Magic Leap created a stir with a video that showed what the Magic Leap One would be able to do, with virtual whales jumping through a sports hall and jellyfish floating through the room.  It all tumbled down when a demo was released, leaving users who were anticipating it a little disappointed, to say the least.

Now, the headset is finally here, up for sale for $2,295. It’s called Magic Leap One Creator Edition, it’s very much functional and does hold some advantages over its competitors, but they are not that many and not very big either.

The headset consists of three pieces, which include a headset, called Lightwear, a wearable computer dubbed the Lightpack and a handheld controller – the ‘totem’. The controller is fully tracked by the headset cameras, offering a wide range of motion and it’s pretty versatile.

The Lightpack is permanently wired to the headset and it holds a Tegra X2 chipset, 8GB of memory, 128GB of storage and a battery that can offer around three hours play time. It will only function indoors for now, in well-lit rooms, and there’s no mobile data options available on it yet, but AT&T might plan to sell the future version of the headset with wireless data plans.

For now the headset offers a handful of interactive experiences, while you have an NBA mixed reality app preview as well. Most of the apps cover the most clear uses such as swiping or ‘touching’, which makes the experience pretty minimal to begin with.

Another issue is the field of view – the headset does not lay the scene on top of everything around you, so that makes it hard for the user to actually see the objects that are either too close or too big for the headset’s field of view.

While it has a 50-degree diagonal field of view, it’s clearly not enough to see the world as you normally would – medium-sized objects cut off when you approach them and entire rooms appear in patches.

There’s also a full-room experience such as the Tonandi, built for the band Sigur Ros where you can explore what looks like the bottom of the sea and every creature you touch makes a sound.

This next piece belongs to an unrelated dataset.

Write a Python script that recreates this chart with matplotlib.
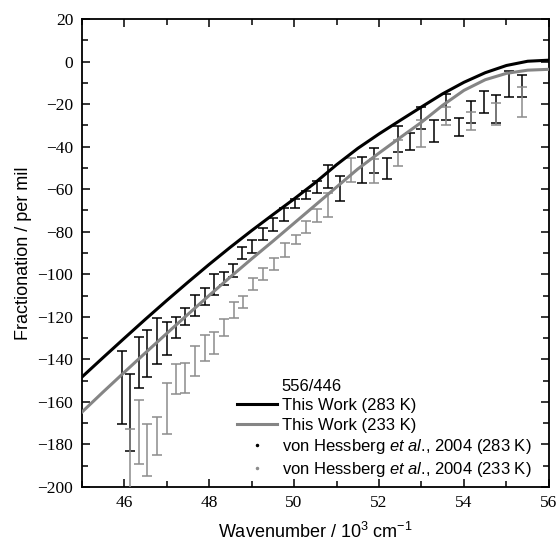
import matplotlib as mpl
mpl.use('Agg')
import matplotlib.pyplot as plt
from matplotlib.lines import Line2D
from matplotlib.ticker import MultipleLocator

plt.rcParams['mathtext.fontset'] = 'custom'
plt.rcParams['mathtext.rm'] = 'Liberation Sans'
plt.rcParams['mathtext.it'] = 'Liberation Sans:italic'

# model curves (This Work)
warm_x = [45.0, 45.5, 46.0, 46.5, 47.0, 47.5, 48.0, 48.5, 49.0, 49.5, 50.0, 50.5,
          51.0, 51.5, 52.0, 52.5, 53.0, 53.5, 54.0, 54.5, 55.0, 55.5, 56.0]
warm_y = [-148.5, -139.3, -130.2, -121.2, -112.4, -103.8, -95.4, -87.3, -79.5, -72.0, -64.6, -56.9,
          -48.5, -40.8, -34.0, -27.6, -21.3, -15.1, -9.7, -5.2, -1.8, 0.2, 0.7]
cold_x = [45.0, 45.5, 46.0, 46.5, 47.0, 47.5, 48.0, 48.5, 49.0, 49.5, 50.0, 50.5,
          51.0, 51.5, 52.0, 52.5, 53.0, 53.5, 54.0, 54.5, 55.0, 55.5, 56.0]
cold_y = [-165.0, -155.5, -146.2, -137.0, -127.9, -118.9, -110.0, -101.3, -92.8, -84.5, -76.0, -67.5,
          -59.0, -50.5, -43.0, -35.7, -28.5, -20.5, -13.5, -8.5, -5.5, -4.0, -3.6]

# von Hessberg et al. 2004, 283 K (top / bottom of error bar)
vh_warm_x = [45.96, 46.14, 46.36, 46.55, 46.78, 47.00, 47.22, 47.44, 47.67, 47.90, 48.12, 48.35,
             48.57, 48.78, 49.01, 49.26, 49.51, 49.77, 50.02, 50.28, 50.53, 50.80, 51.09, 51.61,
             51.88, 52.18, 52.45, 52.73, 53.00, 53.29, 53.58, 53.88, 54.17, 54.47, 54.76, 55.06, 55.36]
vh_warm_top = [-136.1, -147.0, -129.4, -126.2, -120.4, -122.3, -120.0, -116.0, -109.8, -106.6, -99.9, -99.0,
               -95.3, -87.0, -83.9, -78.1, -73.7, -69.0, -64.8, -60.7, -56.0, -48.6, -53.6, -44.8,
               -40.5, -45.5, -30.5, -33.7, -21.4, -27.6, -15.4, -26.7, -18.5, -14.0, -15.7, -4.6, -6.3]
vh_warm_bot = [-170.3, -183.0, -153.3, -148.2, -142.3, -138.0, -130.2, -123.9, -119.5, -114.5, -109.8, -105.0,
               -101.1, -93.0, -89.8, -83.9, -79.7, -75.0, -69.0, -64.8, -62.0, -59.6, -65.5, -57.0,
               -52.6, -55.2, -42.4, -41.6, -31.6, -37.7, -27.3, -34.9, -29.0, -24.2, -29.0, -16.8, -16.5]

# von Hessberg et al. 2004, 233 K
vh_cold_x = [46.14, 46.36, 46.55, 46.78, 47.00, 47.22, 47.44, 47.67, 47.90, 48.12, 48.36, 48.59,
             48.80, 49.04, 49.27, 49.52, 49.78, 50.04, 50.28, 50.53, 50.80, 51.35, 51.88, 52.45,
             53.00, 53.58, 54.17, 54.76, 55.37]
vh_cold_top = [-173.0, -159.1, -170.6, -167.0, -151.0, -142.3, -141.9, -133.7, -128.6, -127.0, -121.0, -113.2,
               -110.1, -101.6, -97.2, -92.2, -85.5, -81.6, -74.9, -69.5, -62.0, -45.5, -46.0, -36.9,
               -27.5, -21.2, -23.5, -19.6, -11.8]
vh_cold_bot = [-237.0, -189.2, -194.9, -185.0, -175.0, -156.4, -156.0, -147.8, -140.6, -137.5, -129.0, -120.7,
               -116.0, -107.4, -102.7, -98.0, -91.8, -85.8, -80.8, -75.3, -73.0, -56.5, -57.0, -49.0,
               -40.0, -30.0, -32.0, -29.8, -25.9]


def mid_err(top, bot):
    mid = [(t + b) / 2.0 for t, b in zip(top, bot)]
    err = [(t - b) / 2.0 for t, b in zip(top, bot)]
    return mid, err


fig = plt.figure(figsize=(5.59, 5.47), dpi=100)
ax = fig.add_axes([0.146, 0.11, 0.836, 0.855])

m, e = mid_err(vh_warm_top, vh_warm_bot)
ax.errorbar(vh_warm_x, m, yerr=e, fmt='none', ecolor='black', elinewidth=1.1, capsize=3.5, capthick=1.1, zorder=2)
m, e = mid_err(vh_cold_top, vh_cold_bot)
ax.errorbar(vh_cold_x, m, yerr=e, fmt='none', ecolor='#8c8c8c', elinewidth=1.1, capsize=3.5, capthick=1.1, zorder=3)

ax.plot(warm_x, warm_y, color='black', lw=2.2, zorder=5, solid_joinstyle='round')
ax.plot(cold_x, cold_y, color='#858585', lw=2.2, zorder=4, solid_joinstyle='round')

ax.set_xlim(45, 56)
ax.set_ylim(-200, 20)
ax.xaxis.set_major_locator(MultipleLocator(2))
ax.xaxis.set_minor_locator(MultipleLocator(1))
ax.yaxis.set_major_locator(MultipleLocator(20))
ax.yaxis.set_minor_locator(MultipleLocator(10))
ax.tick_params(which='both', direction='in', top=True, right=True, width=1.1)
ax.tick_params(which='major', length=6, labelsize=12.5, pad=6)
ax.tick_params(which='minor', length=4)
for lab in ax.get_xticklabels() + ax.get_yticklabels():
    lab.set_fontfamily('Liberation Serif')
for s in ax.spines.values():
    s.set_linewidth(1.3)

ax.set_xlabel('Wavenumber / 10$^3$ cm$^{-1}$', fontfamily='Liberation Sans', fontsize=13, labelpad=8)
ax.set_ylabel('Fractionation / per mil', fontfamily='Liberation Sans', fontsize=13, labelpad=4)

handles = [
    Line2D([], [], linestyle='none'),
    Line2D([], [], color='black', lw=2.2),
    Line2D([], [], color='#858585', lw=2.2),
    Line2D([], [], color='black', marker='.', markersize=3, linestyle='none'),
    Line2D([], [], color='#8c8c8c', marker='.', markersize=3, linestyle='none'),
]
labels = ['556/446', 'This Work (283 K)', 'This Work (233 K)',
          r'von Hessberg $\mathit{et\ al}$., 2004 (283 K)',
          r'von Hessberg $\mathit{et\ al}$., 2004 (233 K)']
ax.legend(handles, labels, loc='lower left', bbox_to_anchor=(0.312, -0.005), frameon=False,
          prop={'family': 'Liberation Sans', 'size': 12}, handlelength=2.4, handletextpad=0.25,
          labelspacing=0.26, borderaxespad=0.2)

fig.savefig('out.png', dpi=100)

The feature offers a beautiful underwater landscape, but it all feels very artificial and the image presented clips in half if the user is not staring directly at it.

Magic Leap Tonandi experience via user Thought Experiment on YouTube 

The tracking is good, though objects sometimes shift and appear transparent, while text appears fuzzy sometimes.

All in all, though the headset is impressive compared to what we currently have available on the market, Magic Leap still does not feel extremely different from the HoloLens.

The company might have set impossible standards for itself. Although we expect bigger things from Magic Leap in the future, for now, the bridge they said they will help us cross via AR is still a work in progress.